Athens also rewards the evening. The heat drops, tables fill, the Acropolis glows above the city and everyone appears to remember that dinner needn’t begin at 6pm.


Singapore: stay for the food and the city after sunset

Singapore at night
Singapore, Asia - Around the world in 80 days 2023.jpg

Singapore, Asia

Singapore is one of the world’s great stopover cities, which can lead travellers to assume that 24 hours is plenty. It is enough to see Marina Bay, Gardens by the Bay and perhaps one historic neighbourhood. It is not enough to understand why people become extremely emotional about hawker centres.

The official tourism board’s 24-hour itinerary includes the city’s cultural districts, Marina Bay and the Supertrees at Gardens by the Bay. It is an efficient introduction, although using Singapore purely for efficiency feels rather like visiting a bakery to admire its queue management.

Stay another day and you can slow down. Explore Chinatown, Little India or Kampong Gelam properly, visit the National Gallery or Botanic Gardens, then spend the evening eating your way through a hawker centre. Singapore’s cultural and food identities become much clearer when they are not compressed between airport transfers.

The city is also at its best after dark. Marina Bay lights up, the humidity becomes marginally less confrontational, and the choice between one more plate of satay and returning to the hotel becomes laughably easy.

Singapore is smooth enough to make a short visit work. The danger is mistaking smoothness for smallness.


How to plan an extra day before or after your cruise

The safest option is usually to add the night before embarkation rather than relying on a same-day flight. It gives you protection against delays and means your first sight of the ship won’t be from the back of a taxi while making several increasingly unconvincing promises to the universe.

Check where the ship actually docks before choosing a hotel. Tokyo may mean Tokyo or Yokohama. Athens means Piraeus. Vancouver’s terminal is central, while Reykjavík’s different berths vary in convenience.

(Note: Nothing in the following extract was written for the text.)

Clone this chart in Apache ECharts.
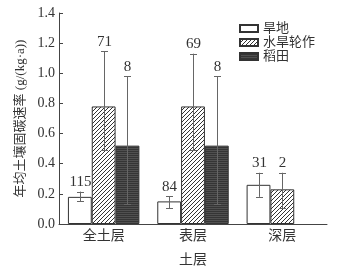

Think about luggage, too. A centrally located hotel, port transfer or reliable storage facility can rescue a final day from becoming a prolonged relationship with two suitcases. Athens, for example, now has luggage services at Piraeus, including storage and bag delivery options.

Most importantly, don’t use the extra day simply to add more attractions. Use it to do the things cruise schedules are worst at: dinner, neighbourhood wandering, evenings, early mornings and the occasional hour in which nothing is being achieved.


Which cruise ports most deserve an extra night?

Tokyo and Buenos Aires need extra time because of their sheer scale. Reykjavík, Vancouver and Québec City reward it because the surrounding landscape becomes accessible. Athens and Singapore need it because their food, neighbourhoods and evening life are as important as their major sights.

One additional day won’t make any of these cities complete. That is not the aim.

It will, however, stop them feeling like a backdrop to embarkation. You will leave with something more useful than a photograph taken at speed and a vague intention to return one day.

Although, in Tokyo’s case, you will probably still need to return.